Leadership & Purpose-Driven Living

12 Far-out Charismatic Leaders (and the Trouble They Caused)


In a photo circa 1989, Aung San Suu Kyi walks into her house in Yangon, Myanmar surrounded by supporters. STR/AFP/Getty Images

For nearly two decades, activist Aung San Suu Kyi was imprisoned in her Myanmar (formerly Burma) home and became the symbol of liberation for her country. She is the daughter of General Aung San, the founder of the Burmese Independence Army. He originally negotiated the terms of Burmese independence from Britain, but was assassinated shortly before Myanmar gained that independence. Suu Kyi was just 2 years old [source: BBC].

As an adult, Suu Kyi lived an ordinary life in England with her British husband and two children, until in 1988 she returned to Burma to attend her ailing mother. While there, she was asked to lead the pro-democracy movement. That same year, she addressed a half-million people on behalf of the National League for Democracy party in the hopes of bringing democracy to her home country. The country was ruled by a brutal army junta, though, and not surprisingly, it wasn’t in favor of this idea.

Although Suu Kyi’s party won a landslide victory during a 1990 general election, the junta overturned the results, locked up Suu Kyi in her home and stayed in power. The junta offered to release her if she would leave Burma and stay out of politics, but she refused, vowing to serve the people of Burma until death. She rarely saw her family again [source: The Nobel Prize].

But slowly, things changed. After intense international pressure, Suu Kyi was released in late 2010. By then, she was one of the world’s most prominent prisoners of conscience. In 2015, Myanmar held its first openly contested election in 25 years. The National League for Democracy won handily, although Suu Kyi was barred from becoming president because of her sons’ foreign citizenship [sources: BBC, CBC News].

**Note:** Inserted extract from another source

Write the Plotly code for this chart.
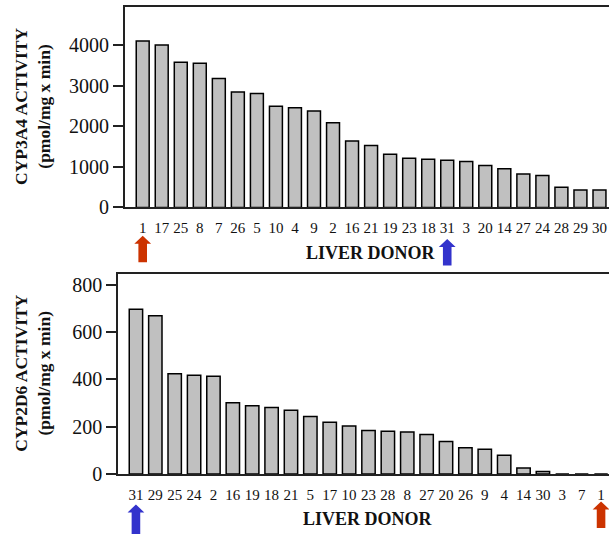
import plotly.graph_objects as go

W, H = 609, 542

# Top panel: CYP3A4
donors_3a4 = ["1", "17", "25", "8", "7", "26", "5", "10", "4", "9", "2", "16", "21",
              "19", "23", "18", "31", "3", "20", "14", "27", "24", "28", "29", "30"]
act_3a4 = [4100, 4000, 3580, 3555, 3175, 2845, 2810, 2490, 2455, 2375, 2085, 1635, 1527,
           1310, 1212, 1188, 1164, 1132, 1035, 955, 824, 785, 495, 430, 430]
ticks_3a4 = [0, 1000, 2000, 3000, 4000]

# Bottom panel: CYP2D6
donors_2d6 = ["31", "29", "25", "24", "2", "16", "19", "18", "21", "5", "17", "10", "23",
              "28", "8", "27", "20", "26", "9", "4", "14", "30", "3", "7", "1"]
act_2d6 = [696, 669, 423, 417, 413, 301, 288, 281, 269, 243, 218, 203, 184,
           180, 177, 167, 137, 111, 104, 79, 25, 10, 0, 0, 0]
ticks_2d6 = [0, 200, 400, 600, 800]

BAR = "#c0c0c0"
RED = "#cc3300"
BLUE = "#3333cc"
SERIF = "Liberation Serif"

# domains (pixel based)
x1dom = [125 / W, 1.0]
y1dom = [1 - 211.7 / H, 1 - 6.7 / H]
x2dom = [118.3 / W, 1.0]
y2dom = [1 - 483.7 / H, 1 - 279.3 / H]
x1rng = [-0.93, 24.5]
x2rng = [-0.91, 24.41]

fig = go.Figure()
fig.add_trace(go.Bar(x=donors_3a4, y=act_3a4, xaxis="x", yaxis="y",
                     marker=dict(color=BAR, line=dict(color="black", width=1.5)),
                     width=0.68, showlegend=False))
fig.add_trace(go.Bar(x=donors_2d6, y=act_2d6, xaxis="x2", yaxis="y2",
                     marker=dict(color=BAR, line=dict(color="black", width=1.5)),
                     width=0.69, showlegend=False))

axcommon = dict(showline=True, linecolor="#222", linewidth=2, showgrid=False, zeroline=False)
xtickfont = dict(family=SERIF, size=15, color="#111")
ytickfont = dict(family=SERIF, size=20, color="#111")
fig.update_layout(
    width=W, height=H, margin=dict(l=0, r=0, t=0, b=0),
    paper_bgcolor="white", plot_bgcolor="white",
    xaxis=dict(domain=x1dom, anchor="y", type="category", range=x1rng, mirror=True,
               ticks="", tickfont=xtickfont, ticklabelstandoff=6, **axcommon),
    yaxis=dict(domain=y1dom, anchor="x", range=[0, 4950], tickvals=ticks_3a4,
               ticks="outside", ticklen=10, tickwidth=2, tickcolor="#222",
               tickfont=ytickfont, **axcommon),
    xaxis2=dict(domain=x2dom, anchor="y2", type="category", range=x2rng, mirror=True,
                ticks="", tickfont=xtickfont, ticklabelstandoff=6, **axcommon),
    yaxis2=dict(domain=y2dom, anchor="x2", range=[0, 847], tickvals=ticks_2d6,
                ticks="outside", ticklen=10, tickwidth=2, tickcolor="#222",
                tickfont=ytickfont, **axcommon),
)

titlefont = dict(family=SERIF, size=17.5, color="#111")
fig.add_annotation(x=33 / W, y=(y1dom[0] + y1dom[1]) / 2, xref="paper", yref="paper",
                   text="<b>CYP3A4 ACTIVITY</b><br><b>(pmol/mg x min)</b>", textangle=-90,
                   showarrow=False, font=titlefont, xanchor="center", yanchor="middle")
fig.add_annotation(x=33 / W, y=(y2dom[0] + y2dom[1]) / 2, xref="paper", yref="paper",
                   text="<b>CYP2D6 ACTIVITY</b><br><b>(pmol/mg x min)</b>", textangle=-90,
                   showarrow=False, font=titlefont, xanchor="center", yanchor="middle")
fig.add_annotation(x=371 / W, y=1 - 258 / H, xref="paper", yref="paper",
                   text="<b>LIVER DONOR</b>", showarrow=False, xanchor="center", yanchor="middle",
                   font=dict(family=SERIF, size=18, color="#111"))
fig.add_annotation(x=368 / W, y=1 - 530 / H, xref="paper", yref="paper",
                   text="<b>LIVER DONOR</b>", showarrow=False, xanchor="center", yanchor="middle",
                   font=dict(family=SERIF, size=18, color="#111"))


def cat_to_paper(idx, dom, rng):
    return dom[0] + (idx - rng[0]) / (rng[1] - rng[0]) * (dom[1] - dom[0])


def arrow(xc, ytop_px, color, height=27):
    # xc in paper, y in pixels from top
    hw_shaft = 4.3 / W
    hw_head = 8.4 / W
    ytop = 1 - ytop_px / H
    yhead = 1 - (ytop_px + 8) / H
    ybot = 1 - (ytop_px + height) / H
    path = (f"M {xc - hw_shaft} {ybot} L {xc - hw_shaft} {yhead} L {xc - hw_head} {yhead} "
            f"L {xc} {ytop} L {xc + hw_head} {yhead} L {xc + hw_shaft} {yhead} "
            f"L {xc + hw_shaft} {ybot} Z")
    fig.add_shape(type="path", path=path, xref="paper", yref="paper",
                  fillcolor=color, line=dict(width=0))


# arrows mark donor 1 (red) and donor 31 (blue)
arrow(cat_to_paper(donors_3a4.index("1"), x1dom, x1rng), 240.7, RED)
arrow(cat_to_paper(donors_3a4.index("31"), x1dom, x1rng), 244, BLUE)
arrow(cat_to_paper(donors_2d6.index("31"), x2dom, x2rng), 515, BLUE, height=30)
arrow(cat_to_paper(donors_2d6.index("1"), x2dom, x2rng), 512, RED)

fig.write_html("out.html")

Today, however, Suu Kyi’s reputation as a human rights advocate has been tarnished. She has been criticized by the international community for doing nothing to stop the Myanmar military’s persecution of the Muslim-minority Rohingyas, who were forced to flee in the thousands to Bangladesh. But she is still wildly popular among Myanmar’s Buddhist majority.

In 2020, after her party again won in a landslide, the country’s still-powerful military arrested Suu Kyi and other political leaders. The following year, she was charged with inciting dissent and other matters, and may be imprisoned for life [source: BBC].